Lee achieved his biggest feat ever at the age of 80 last year though when he was chosen to lead the Cannabis is Safer than Alcohol Party in the London Mayoral Elections. “I would have closed the shop last year, but I needed an address in London to stand for the London Mayor,” he says.
As a result, he won over 80,000 votes from Londoners who agreed taxing marijuana would take crime off the streets and bring over £200million in taxes to the city.
Lee was one of eleven candidates alongside contenders from parties like BNP, Britain First and UKIP. “I met them all but learnt from Jeremy Corbyn – ‘do not abuse your opponents’.
“It was a remarkable feat but also one of my lowest moments because I felt we’d been to all this trouble and I wasn’t going to win.”
Lee himself had risen from the ashes of South Africa’s apartheid system where he learnt the art of protest and helped fight racist white laws. His meeting with Nelson Mandela in June 1955 was not in vain, so by the time he rocked up to London the following year, he immediately resonated with the spirit of the beat generation.
But as Lee hit the sordid scene of underground Soho, wide-eyed mods high on amphetamines were a shock to the system. He became a ‘moral crusader’ and a stringer for the Evening Standard journalist Anne Sharpley who’s front page article about Soho’s ‘Pep Pill Craze’ blew the scene right open.
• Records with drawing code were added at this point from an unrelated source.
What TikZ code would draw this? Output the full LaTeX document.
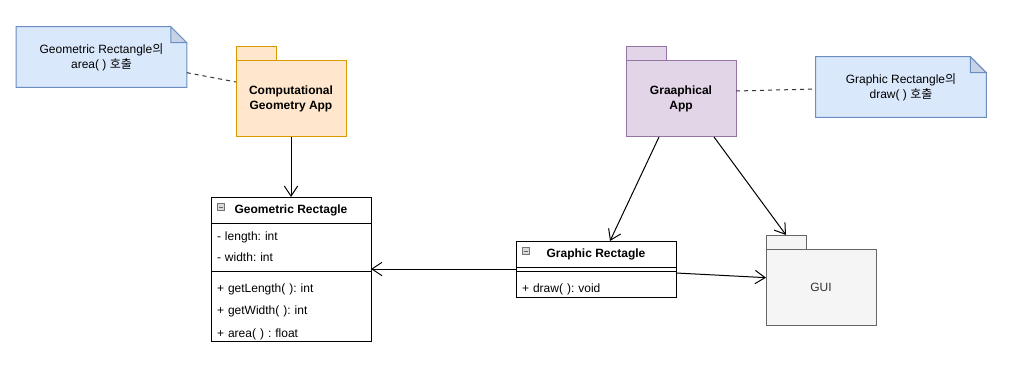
\documentclass[tikz,border=0pt]{standalone}
\usepackage{fontspec}
\setmainfont{Liberation Sans}
\newfontfamily\krfont{Noto Sans CJK KR}
\usepackage{tikz}
\usetikzlibrary{positioning, arrows.meta, backgrounds}
\definecolor{cgfill}{HTML}{FFE6CC}
\definecolor{cgline}{HTML}{D79B00}
\definecolor{gafill}{HTML}{E1D5E7}
\definecolor{galine}{HTML}{9673A6}
\definecolor{notefill}{HTML}{DAE8FC}
\definecolor{noteline}{HTML}{6C8EBF}
\definecolor{notefold}{HTML}{C6D3E6}
\definecolor{guifill}{HTML}{F5F5F5}
\definecolor{guiline}{HTML}{666666}
\frenchspacing

\begin{document}
\begin{tikzpicture}[
      x=0.75pt, y=-0.75pt,
      every node/.style={font=\fontsize{9}{11}\selectfont, inner sep=0pt},
      pkg/.style={draw, line width=0.75pt, outer sep=0pt, minimum width=82.5pt, minimum height=57pt, align=center, font=\fontsize{9}{11}\selectfont\bfseries},
      pkgtab/.style={draw, line width=0.75pt, minimum width=30pt, minimum height=10.5pt, outer sep=0pt, anchor=south west},
      note/.style={minimum width=127.5pt, minimum height=45pt, align=center},
      cls/.style={draw, line width=0.75pt, outer sep=0pt, minimum width=120pt, minimum height=19.5pt, font=\fontsize{9}{11}\selectfont\bfseries},
      comp/.style={draw, line width=0.75pt, outer sep=0pt, minimum width=120pt, text width=111pt, align=left, anchor=north},
      icon/.style={draw=black!55, fill=black!15, minimum size=5.25pt, line width=0.5pt, anchor=north west},
      arr/.style={-{Straight Barb[length=7.5pt, width=10pt]}, line width=0.75pt},
      dep/.style={dash pattern=on 3pt off 3pt, line width=0.75pt, black!80},
  ]
    \useasboundingbox (0,0) rectangle (1016,381);

    % packages
    \node[pkg, fill=cgfill, draw=cgline] (cg) at (291,99) {Computational\\Geometry App};
    \node[pkgtab, fill=cgfill, draw=cgline] (cgtab) at (cg.north west) {};
    \node[pkg, fill=gafill, draw=galine] (ga) at (681,99) {Graaphical\\App};
    \node[pkgtab, fill=gafill, draw=galine] (gatab) at (ga.north west) {};
    \node[pkg, fill=guifill, draw=guiline, font=\fontsize{9}{11}\selectfont, text=black!80] (gui) at (821,287) {GUI};
    \node[pkgtab, fill=guifill, draw=guiline] (guitab) at (gui.north west) {};

    % notes
    \node[note] (n1) at (101.5,57) {Geometric Rectangle{\krfont 의}\\area( ) {\krfont 호출}};
    \node[note] (n2) at (901,87) {Graphic Rectangle{\krfont 의}\\draw( ) {\krfont 호출}};
    \begin{scope}[on background layer]
      \foreach \n in {n1,n2}{
        \filldraw[fill=notefill, draw=noteline, line width=0.75pt] (\n.south west) -- (\n.north west) -- ([xshift=-12pt]\n.north east) -- ([yshift=-12pt]\n.north east) -- (\n.south east) -- cycle;
        \filldraw[fill=notefold, draw=noteline, line width=0.75pt] ([xshift=-12pt]\n.north east) -- ([xshift=-12pt, yshift=-12pt]\n.north east) -- ([yshift=-12pt]\n.north east) -- cycle;
      }
    \end{scope}

    % classes
    \node[cls] (geo) at (291,210) {Geometric Rectagle};
    \node[comp, minimum height=36pt, font=\fontsize{9}{15.75}\selectfont] (geoattr) at (geo.south) {- length: int\\- width: int};
    \node[comp, minimum height=52.5pt, font=\fontsize{9}{16.9}\selectfont] (geoop) at (geoattr.south) {\rule{0pt}{15pt}+ getLength( ): int\\+ getWidth( ): int\\+ area( ) : float};
    \node[icon] (geoicon) at ([xshift=4.5pt, yshift=-4.5pt]geo.north west) {};
    \draw[black!60, line width=0.5pt] ([xshift=1.2pt]geoicon.west) -- ([xshift=-1.2pt]geoicon.east);

    \node[cls] (gr) at (596,254) {Graphic Rectagle};
    \node[comp, minimum height=3pt] (grsep) at (gr.south) {};
    \node[comp, minimum height=19.5pt] (grop) at (grsep.south) {\rule{0pt}{15pt}+ draw( ): void};
    \node[icon] (gricon) at ([xshift=4.5pt, yshift=-4.5pt]gr.north west) {};
    \draw[black!60, line width=0.5pt] ([xshift=1.2pt]gricon.west) -- ([xshift=-1.2pt]gricon.east);

    % connectors
    \draw[arr] (cg.south) -- (geo.north);
    \draw[arr] ([xshift=-16.5pt]ga.south) -- ([xshift=10.5pt]gr.north);
    \draw[arr] ([xshift=24.75pt]ga.south) -- (guitab.north);
    \draw[arr] (grsep.west) -- (grsep.west -| geo.east);
    \draw[arr] ([yshift=-1.5pt]grop.north east) -- ([yshift=7pt]gui.west);

    \draw[dep] ([yshift=-11.75pt]n1.east) -- ([yshift=12.75pt]cg.west);
    \draw[dep] ([yshift=6pt]ga.east) -- ([yshift=-1.5pt]n2.west);
  \end{tikzpicture}
\end{document}
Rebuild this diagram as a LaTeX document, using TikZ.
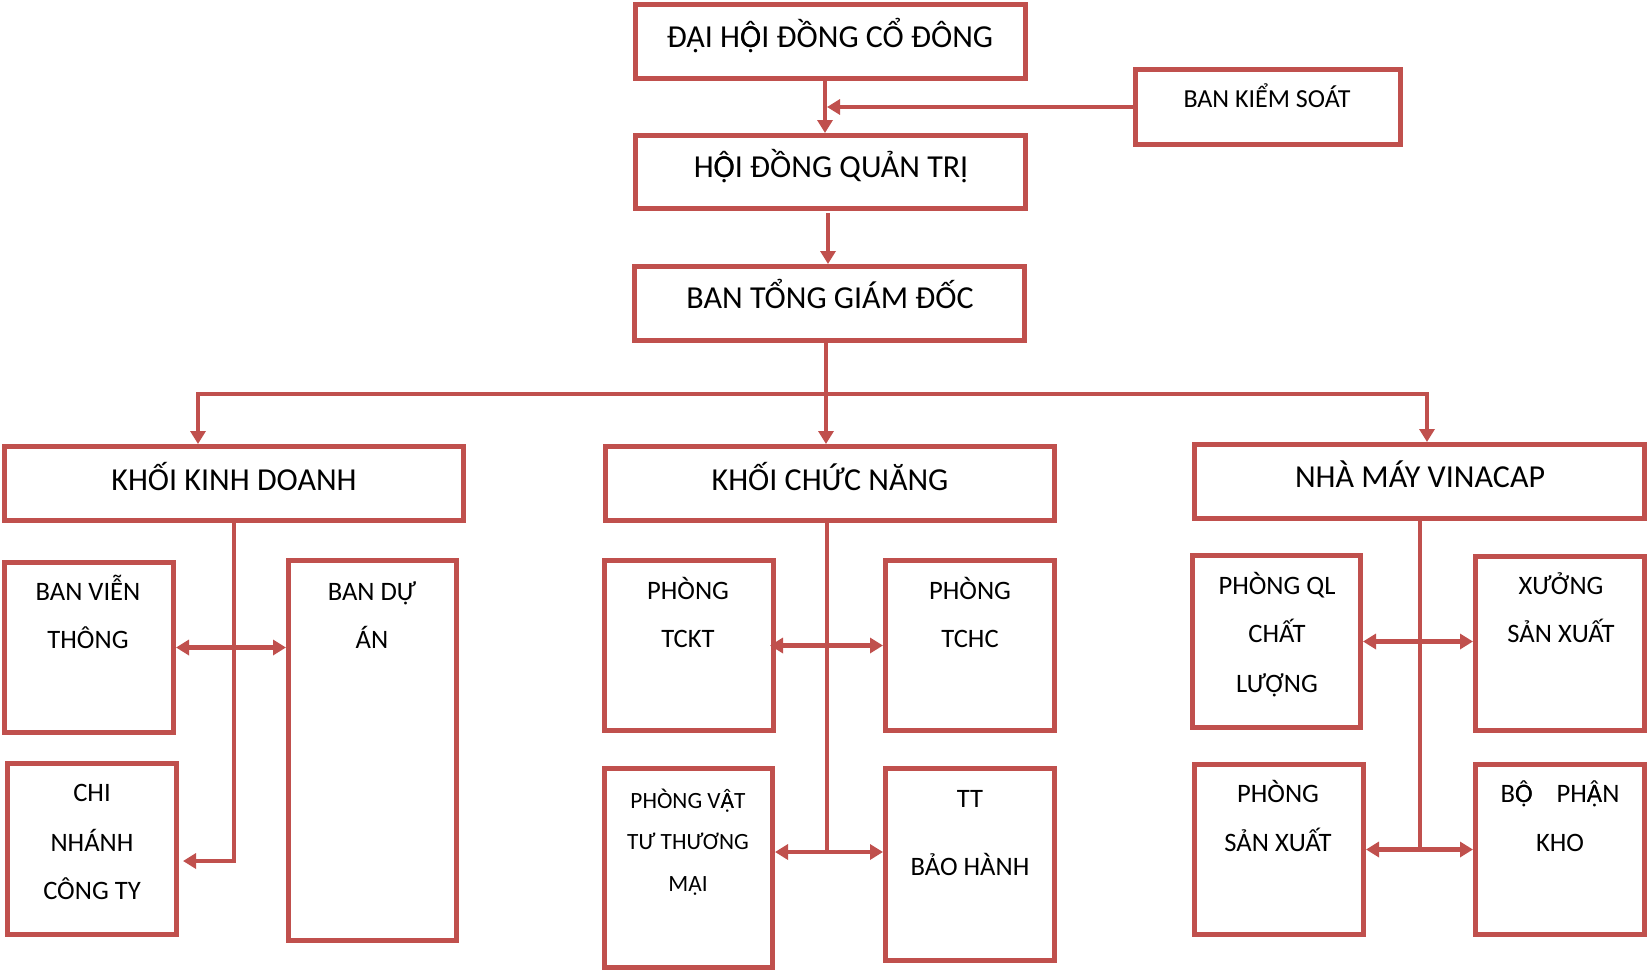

“I didn’t quite understand the impact of what I had done. It was only when I opened Alchemy in 1971 – the same year as the Misuse of Drugs Act – that I thought, ‘Oh God, what have I done?’ because I had helped bring forth a law which had rebounded on my friends.
The police were using racial profiling to stop and search my black friends for drugs and this is when I really understood that prohibition does not work, and when I realised I wanted to undo the damage.”
Lee has certainly left behind a lasting legacy. Alchemy’s closing party at Portobello Mau Mau Bar last month was proof as live music, poetry and performance packed out the place.
Surrounded by local legends and luminaries, friends old and new, it was a bitter-sweet symphony binding a vociferous community that has stood with conviction through one of the most brutal times in modern British history – and broke on through to the other side. Respect and solidarity brought together the Alchemy community and it was a vibe that could be felt at Mau Mau that night.
It marked the beginning of a new chapter for Lee Harris. And at the age of 80, with an album launch, autobiography, exhibitions, performances and events planned for the year ahead – there’s no stopping him yet.
Gentrified warts and all, Ladbroke Grove will continue to change. Portobello Road will never be quite the same – but as Lee says, “It’s the end of an era – but the spirit survives.”